>>>

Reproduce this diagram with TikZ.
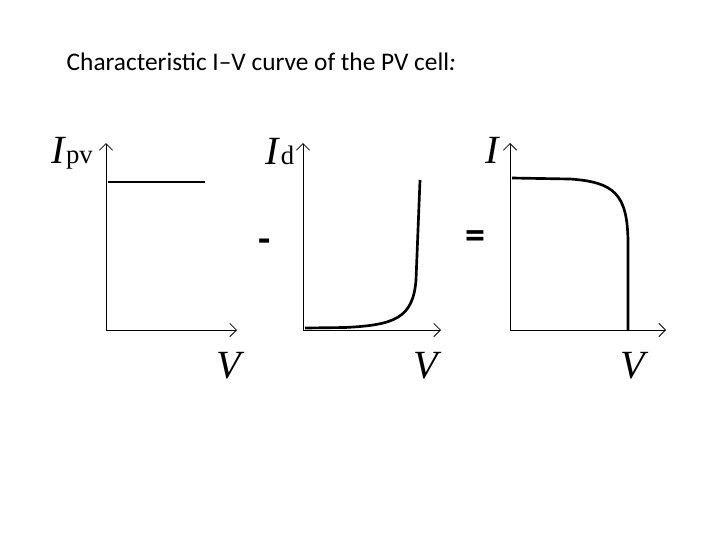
\documentclass[tikz,border=0pt]{standalone}
\usepackage{fontspec}
\setmainfont{Liberation Serif}
\newfontfamily\titlefont{Carlito}
\begin{document}
\begin{tikzpicture}[x=0.75pt,y=-0.75pt,
  axis/.style={-{Straight Barb[length=5pt]},line width=0.6pt},
  curve/.style={line width=2pt},
  lab/.style={font=\fontsize{30}{30}\selectfont\itshape},
  op/.style={font=\titlefont\fontsize{30}{30}\selectfont\bfseries}]
\usetikzlibrary{arrows.meta}
\useasboundingbox (0,0) rectangle (720,540);
\node[anchor=west,font=\titlefont\fontsize{19}{19}\selectfont] (title) at (62,62) {Characteristic I–V curve of the PV cell\textit{:}};
% plot 1
\coordinate (o1) at (106,330);
\coordinate (y1) at (106,143);
\coordinate (x1) at (237,330);
\draw[axis] (o1) -- (y1);
\draw[axis] (o1) -- (x1);
\coordinate (a1) at (108,182); \coordinate (b1) at (205,182);
\draw[curve] (a1) -- (b1);
\node[lab] (ipv) at (72,153) {I\textup{\fontsize{20}{20}\selectfont pv}};
\node[lab] (v1) at (229,366) {V};
% plot 2
\coordinate (o2) at (303,330);
\coordinate (y2) at (303,143);
\coordinate (x2) at (441,330);
\draw[axis] (o2) -- (y2);
\draw[axis] (o2) -- (x2);
\coordinate (a2) at (305,328);
\draw[curve] (a2) -- (345,327.5) .. controls (395,325) and (413,318) .. (416,280) -- (420,180);
\node[lab] (id) at (280,152) {I\textup{\fontsize{20}{20}\selectfont d}};
\node[lab] (v2) at (426,366) {V};
\node[op] (minus) at (265,246) {-};
% plot 3
\coordinate (o3) at (510,330);
\coordinate (y3) at (510,143);
\coordinate (x3) at (666,330);
\draw[axis] (o3) -- (y3);
\draw[axis] (o3) -- (x3);
\draw[curve] (512,178) -- (570,179) .. controls (615,182) and (627,195) .. (628,240) -- (628,330);
\node[lab] (i) at (492,150) {I};
\node[lab] (v3) at (633,366) {V};
\node[op] (eq) at (475,240) {=};
\end{tikzpicture}
\end{document}
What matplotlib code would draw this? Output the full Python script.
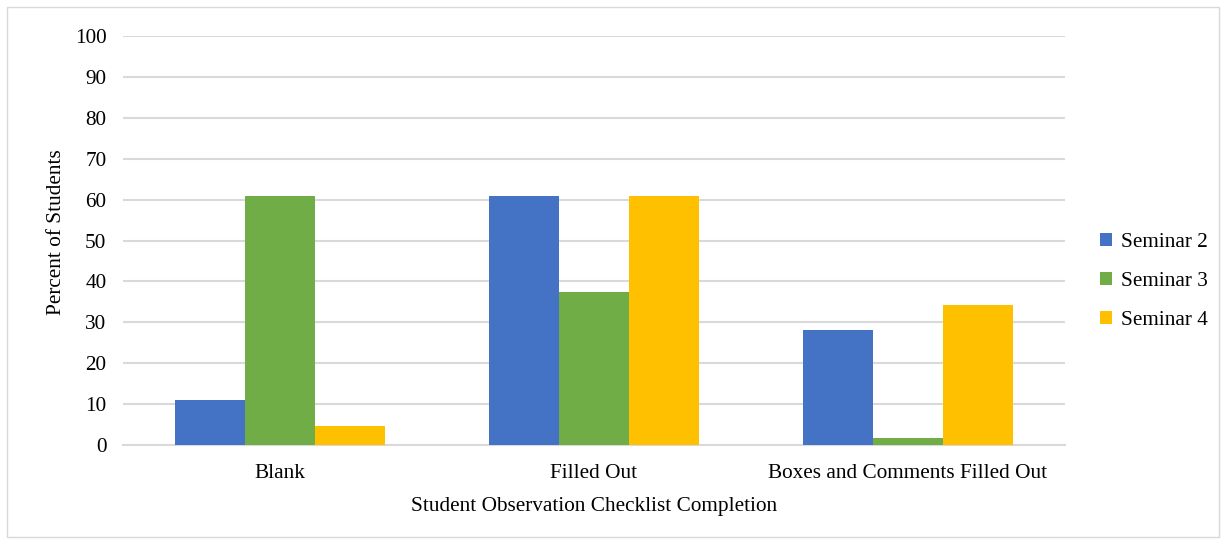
import matplotlib.pyplot as plt
import numpy as np
from matplotlib.patches import Rectangle

plt.rcParams['font.family'] = ['Liberation Serif', 'DejaVu Serif']

categories = ['Blank', 'Filled Out', 'Boxes and Comments Filled Out']
seminars = ['Seminar 2', 'Seminar 3', 'Seminar 4']
seminar_2 = [11.0, 61.0, 28.0]
seminar_3 = [61.0, 37.4, 1.6]
seminar_4 = [4.6, 61.0, 34.3]
colors = ['#4472C4', '#70AD47', '#FFC000']

fs = 15.3
fig = plt.figure(figsize=(12.26, 5.44), dpi=100)
ax = fig.add_axes([123 / 1226, 1 - 445 / 544, 942 / 1226, 409 / 544])

x = np.arange(len(categories))
w = 0.223
for i, (name, vals) in enumerate(zip(seminars, [seminar_2, seminar_3, seminar_4])):
    ax.bar(x + (i - 1) * w, vals, width=w, color=colors[i], label=name, zorder=3)

ax.set_xlim(-0.5, 2.5)
ax.set_ylim(0, 100)
ax.set_yticks(range(0, 101, 10))
ax.set_xticks(x)
ax.set_xticklabels(categories)
ax.grid(axis='y', color='#d9d9d9', linewidth=1.5, zorder=0)
ax.tick_params(length=0, labelsize=fs)
ax.tick_params(axis='y', pad=12)
ax.tick_params(axis='x', pad=14)
for s in ['top', 'right', 'left']:
    ax.spines[s].set_visible(False)
ax.spines['bottom'].set_color('#d9d9d9')
ax.spines['bottom'].set_linewidth(1.5)

ax.set_xlabel('Student Observation Checklist Completion', fontsize=fs, labelpad=10)
ax.set_ylabel('Percent of Students', fontsize=fs)
ax.yaxis.set_label_coords(-0.06, 0.52)

ax.legend(loc='center left', bbox_to_anchor=(1.028, 0.40), frameon=False,
          fontsize=fs, handlelength=0.55, handleheight=0.55, handletextpad=0.45,
          labelspacing=0.95, borderaxespad=0)

fig.patches.append(Rectangle((7 / 1226, 7 / 544), 1212 / 1226, 530 / 544,
                             transform=fig.transFigure, fill=False,
                             edgecolor='#d9d9d9', linewidth=1))

fig.savefig('out.png', dpi=100)
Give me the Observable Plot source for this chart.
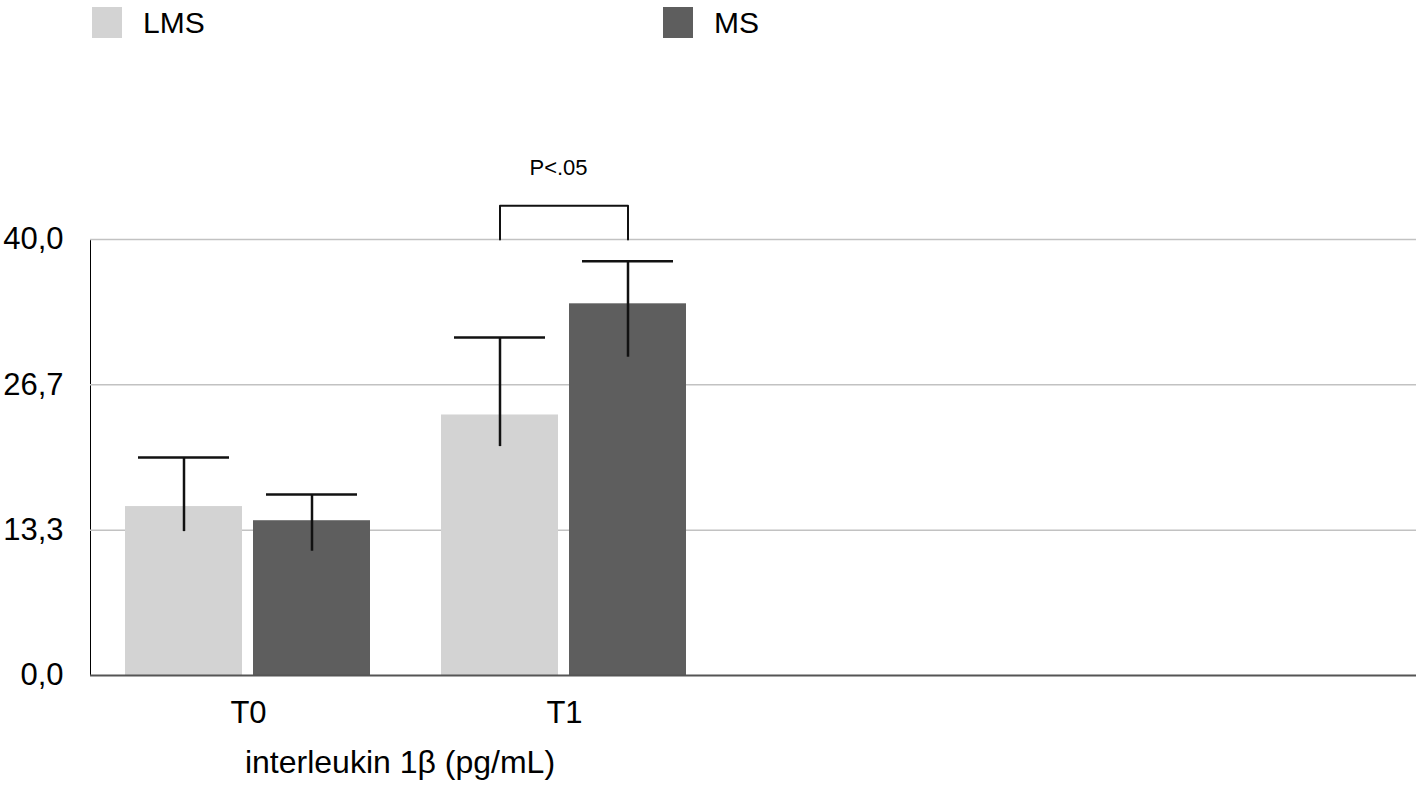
<!DOCTYPE html>
<html>
<head>
<meta charset="utf-8">
<script src="https://cdn.jsdelivr.net/npm/d3@7"></script>
<script src="https://cdn.jsdelivr.net/npm/@observablehq/plot@0.6"></script>
<style>
  html, body { margin: 0; padding: 0; background: #fff; }
  body { width: 1418px; height: 789px; overflow: hidden; font-family: "Liberation Sans", Arial, Helvetica, sans-serif; color: #000; }
  #legend { position: relative; height: 45px; }
  .item { position: absolute; top: 7px; display: flex; align-items: center; height: 31px; }
  .sw { width: 30px; height: 31px; margin-right: 21px; }
  .lbl { font-size: 30px; line-height: 31px; }
  #caption { width: 800px; text-align: center; font-size: 32px; line-height: 38px; margin-top: 8px; }
</style>
</head>
<body>
<div id="legend"></div>
<div id="chart"></div>
<div id="caption"></div>
<script>
// ---- data ----
const times = ["T0", "T1"];
const groups = ["LMS", "MS"];
const groupColors = ["#d3d3d3", "#5e5e5e"];
const lmsMean = [15.5, 23.9];
const lmsLow  = [13.2, 21.0];
const lmsHigh = [20.0, 31.0];
const msMean  = [14.2, 34.1];
const msLow   = [11.4, 29.2];
const msHigh  = [16.6, 38.0];
const yTicks = [0, 13.33, 26.67, 40];
const yTickLabels = ["0,0", "13,3", "26,7", "40,0"];
const xTitle = "interleukin 1β (pg/mL)";
const sigTime = "T1";
const sigLabel = "P<.05";
const sigBase = 40;
const sigTop = 43.1;
const sigTextY = 46.6;

// ---- tables built from the arrays ----
const rows = times.flatMap((t, i) => [
  {time: t, group: groups[0], value: lmsMean[i], low: lmsLow[i], high: lmsHigh[i]},
  {time: t, group: groups[1], value: msMean[i], low: msLow[i], high: msHigh[i]}
]);
const bracket = [
  {time: sigTime, group: groups[0], y: sigBase},
  {time: sigTime, group: groups[0], y: sigTop},
  {time: sigTime, group: groups[1], y: sigTop},
  {time: sigTime, group: groups[1], y: sigBase}
];
const sigRows = [{time: sigTime, label: sigLabel, y: sigTextY}];
// horizontal reference lines drawn once, from the last facet, stretched across the frame
const lastTime = times[times.length - 1];
const gridRows = yTicks.slice(1).map(y => ({time: lastTime, y}));
const baseRows = [{time: lastTime, y: yTicks[0]}];

// ---- legend ----
const legend = document.getElementById("legend");
const legendLeft = [92, 663];
groups.forEach((g, i) => {
  const it = document.createElement("div");
  it.className = "item";
  it.style.left = legendLeft[i] + "px";
  const sw = document.createElement("span");
  sw.className = "sw";
  sw.style.background = groupColors[i];
  const tx = document.createElement("span");
  tx.className = "lbl";
  tx.textContent = g;
  it.append(sw, tx);
  legend.append(it);
});

// ---- chart ----
const width = 1418, height = 690;
const marginLeft = 90, marginRight = 696, marginTop = 194, marginBottom = 60;
const facetWidth = (width - marginLeft - marginRight) / times.length;
const stretchLeft = -facetWidth * (times.length - 1);
const stretchRight = -(marginRight - 2);

const chart = Plot.plot({
  width, height, marginLeft, marginRight, marginTop, marginBottom,
  style: {fontSize: "31px", fontFamily: "'Liberation Sans', Arial, Helvetica, sans-serif", background: "white", color: "black", overflow: "visible"},
  fx: {domain: times, padding: 0, label: null, axis: "bottom", tickSize: 0, tickPadding: 25},
  x: {domain: groups, paddingInner: 0.085, paddingOuter: 0.2675, axis: null},
  y: {domain: [0, 40], ticks: yTicks, tickFormat: (d, i) => yTickLabels[i], tickSize: 0, tickPadding: 27, label: null, line: true},
  color: {domain: groups, range: groupColors},
  marks: [
    Plot.ruleY(gridRows, {fx: "time", y: "y", stroke: "#c2c2c2", strokeWidth: 1.5, insetLeft: stretchLeft, insetRight: stretchRight}),
    Plot.barY(rows, {fx: "time", x: "group", y: "value", fill: "group"}),
    Plot.ruleX(rows, {fx: "time", x: "group", y1: "low", y2: "high", stroke: "#111", strokeWidth: 2.5}),
    Plot.tickY(rows, {fx: "time", x: "group", y: "high", stroke: "#111", strokeWidth: 2.5, inset: 13}),
    Plot.ruleY(baseRows, {fx: "time", y: "y", stroke: "#555", strokeWidth: 2, insetLeft: stretchLeft, insetRight: stretchRight}),
    Plot.line(bracket, {fx: "time", x: "group", y: "y", stroke: "#111", strokeWidth: 2}),
    Plot.text(sigRows, {fx: "time", text: "label", y: "y", fontSize: 22, dx: -6})
  ]
});
document.getElementById("chart").append(chart);
document.getElementById("caption").textContent = xTitle;
</script>
</body>
</html>
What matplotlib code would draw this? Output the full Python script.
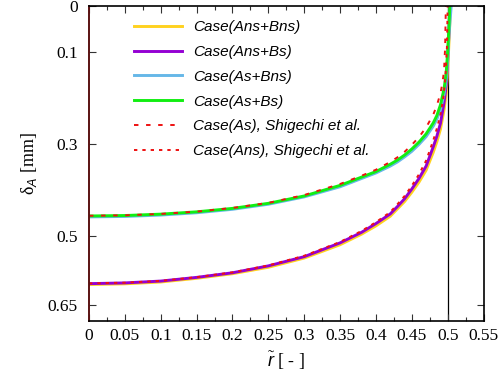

<<<

Collect, from the material above, every line containing the word "this".

- Output of the task -
Reproduce this diagram with TikZ.
What matplotlib code would draw this? Output the full Python script.
Give me the Observable Plot source for this chart.
What matplotlib code would draw this? Output the full Python script.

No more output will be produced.